RICHMOND, Va. — Now
we feel safe and comfortable. We can not be flanked. Mr. Preston met us at
Warrenton. Mr. Chesnut doubtless had too many spies to receive from Washington,
galloping in with the exact numbers of the enemy done up in their back hair.
Wade Hampton is
here; Doctor Nott also — Nott and Glyddon known to fame. Everybody is here, en
route for the army, or staying for the meeting of Congress.
Lamar is out on
crutches. His father-in-law, once known only as the humorist Longstreet,1
author of Georgia Scenes, now a staid Methodist, who has outgrown the follies
of his youth, bore him off to-day. They say Judge Longstreet has lost the keen
sense of fun that illuminated his life in days of yore. Mrs. Lamar and her
daughter were here.
The President met
us cordially, but he laughed at our sudden retreat, with baggage lost, etc. He
tried to keep us from going; said it was a dangerous experiment. Dare say he
knows more about the situation of things than he chooses to tell us.
To-day in the
drawing-room, saw a vivandiรจre in
the flesh. She was in the uniform of her regiment, but wore Turkish pantaloons.

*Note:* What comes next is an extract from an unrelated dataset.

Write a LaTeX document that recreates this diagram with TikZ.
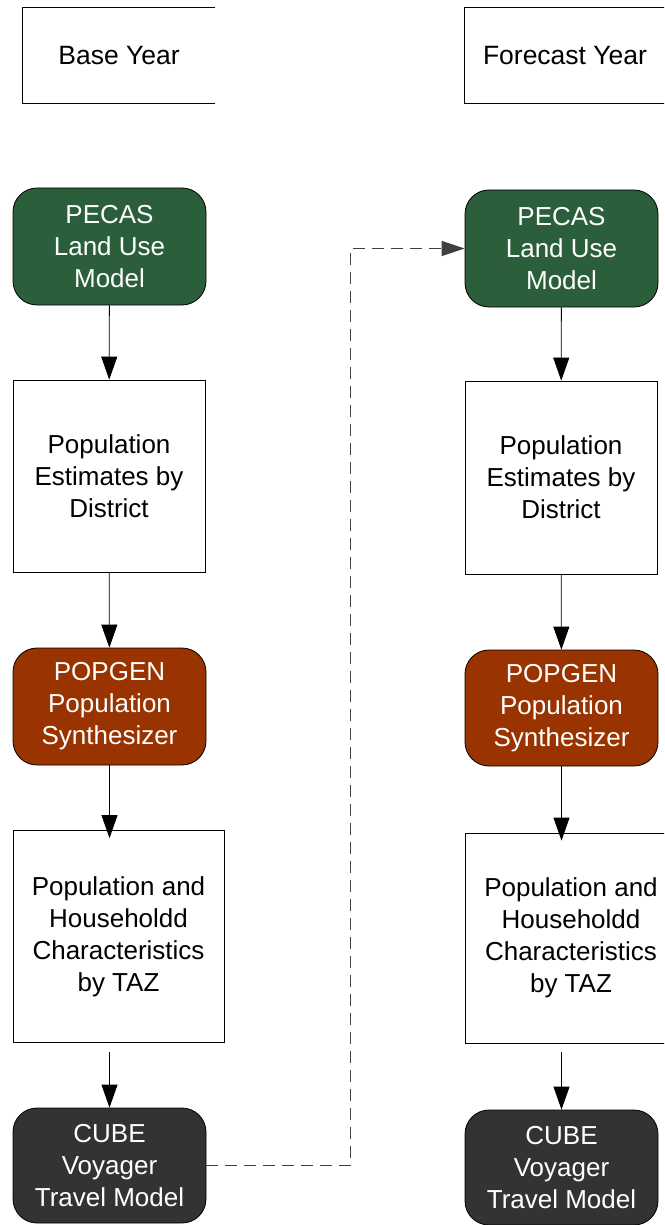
\documentclass[tikz,border=0pt]{standalone}
\usepackage{fontspec}
\setmainfont{Liberation Sans}
\usetikzlibrary{arrows.meta, positioning, calc}
\usepackage{xcolor}
\definecolor{pgreen}{RGB}{43,94,59}
\definecolor{prust}{RGB}{153,51,0}
\definecolor{pgray}{RGB}{51,51,51}

\begin{document}
\begin{tikzpicture}[x=1pt,y=-1pt,
  model/.style={rectangle,rounded corners=24pt,draw,line width=0.8pt,text=white,
               font=\fontsize{26}{32}\selectfont,minimum width=193pt,minimum height=117pt,
               inner sep=0pt,align=center},
  data/.style={rectangle,draw,line width=0.8pt,fill=white,
               font=\fontsize{26}{32}\selectfont,inner sep=0pt,align=center},
  yearbox/.style={rectangle,font=\fontsize{26.5}{32}\selectfont,inner sep=0pt,
               minimum width=192pt,minimum height=95pt},
  arr/.style={-{Triangle[length=23pt,width=16pt]},black,line width=0.8pt},
  link/.style={-{Triangle[length=23pt,width=15pt]},black!75,line width=1pt,dash pattern=on 12pt off 7pt}
]
\useasboundingbox (0,0) rectangle (664,1225);
\clip (0,0) rectangle (664,1225);
\fill[white] (0,0) rectangle (664,1225);

% base year column
\node[yearbox] (base) at (119,55.5) {Base Year};
\draw[line width=0.8pt] (base.north east) -- (base.north west) -- (base.south west) -- (base.south east);
\node[model,fill=pgreen] (pecasA) at (109.5,246.5) {PECAS\\Land Use\\Model};
\node[data,minimum width=192pt,minimum height=192pt] (popA) at (109,476) {Population\\Estimates by\\District};
\node[model,fill=prust] (synA) at (109.5,706.5) {POPGEN\\Population\\Synthesizer};
\node[data,minimum width=211pt,minimum height=212pt] (hhA) at (118.5,936.5) {Population and\\Householdd\\Characteristics\\by TAZ};
\node[model,fill=pgray,minimum height=115pt] (cubeA) at (109.5,1165.5) {CUBE\\Voyager\\Travel Model};

% forecast year column
\node[yearbox,minimum width=200pt] (fore) at (565,55.5) {Forecast Year};
\draw[line width=0.8pt] (fore.north east) -- (fore.north west) -- (fore.south west) -- (fore.south east);
\node[model,fill=pgreen] (pecasB) at (561.5,248.5) {PECAS\\Land Use\\Model};
\node[data,minimum width=192pt,minimum height=193pt] (popB) at (561,477.5) {Population\\Estimates by\\District};
\node[model,fill=prust,minimum height=116pt] (synB) at (561.5,708) {POPGEN\\Population\\Synthesizer};
\node[data,minimum width=212pt,minimum height=210pt] (hhB) at (571,938) {Population and\\Householdd\\Characteristics\\by TAZ};
\node[model,fill=pgray,minimum height=115pt] (cubeB) at (561.5,1167.5) {CUBE\\Voyager\\Travel Model};

\draw[arr] (pecasA) -- (popA);
\draw[arr] (popA) -- (synA);
\draw[arr] (synA.south) -- ($(synA.south |- hhA.north)+(0,8)$);
\draw[arr,shorten <=9pt] (synA.south |- hhA.south) -- (cubeA.north);

\draw[arr] (pecasB) -- (popB);
\draw[arr] (popB) -- (synB);
\draw[arr] (synB.south) -- ($(synB.south |- hhB.north)+(0,8)$);
\draw[arr,shorten <=9pt] (synB.south |- hhB.south) -- (cubeB.north);

\draw[link] (cubeA.east) -- ++(144,0) |- (pecasB.west);
\end{tikzpicture}
\end{document}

She frisked about in her hat and feathers; did not uncover her head as a man
would have done; played the piano; and sang war-songs. She had no drum, but she
gave us rataplan. She was followed at every step by a mob of admiring soldiers
and boys.
Yesterday, as we
left the cars, we had a glimpse of war. It was the saddest sight: the memory of
it is hard to shake off — sick soldiers, not wounded ones. There were quite two
hundred (they said) lying about as best they might on the platform. Robert
Barnwell2 was there doing all he could. Their pale, ghastly faces!
So here is one of the horrors of war we had not reckoned on. There were many
good men and women with Robert Barnwell, rendering all the service possible in
the circumstances.
Just now I happened
to look up and saw Mr. Chesnut with a smile on his face watching me from the
passageway. I flew across the room, and as I got half-way saw Mrs. Davis touch
him on the shoulder. She said he was to go at once into Mr. Davis's room, where
General Lee and General Cooper were. After he left us, Mrs. Davis told me
General Beauregard had sent Mr. Chesnut here on some army business.
_______________
1 Augustus Baldwin Longstreet had great
distinction in the South as a lawyer, clergyman, teacher, journalist, and
author, and was successively president of five different colleges. His Georgia
Scenes, a series of humorous papers, enjoyed great popularity for many years.
2 Rev. Robert Barnwell, nephew of Hon. Robert
Barnwell, established in Richmond a hospital for South Carolinians.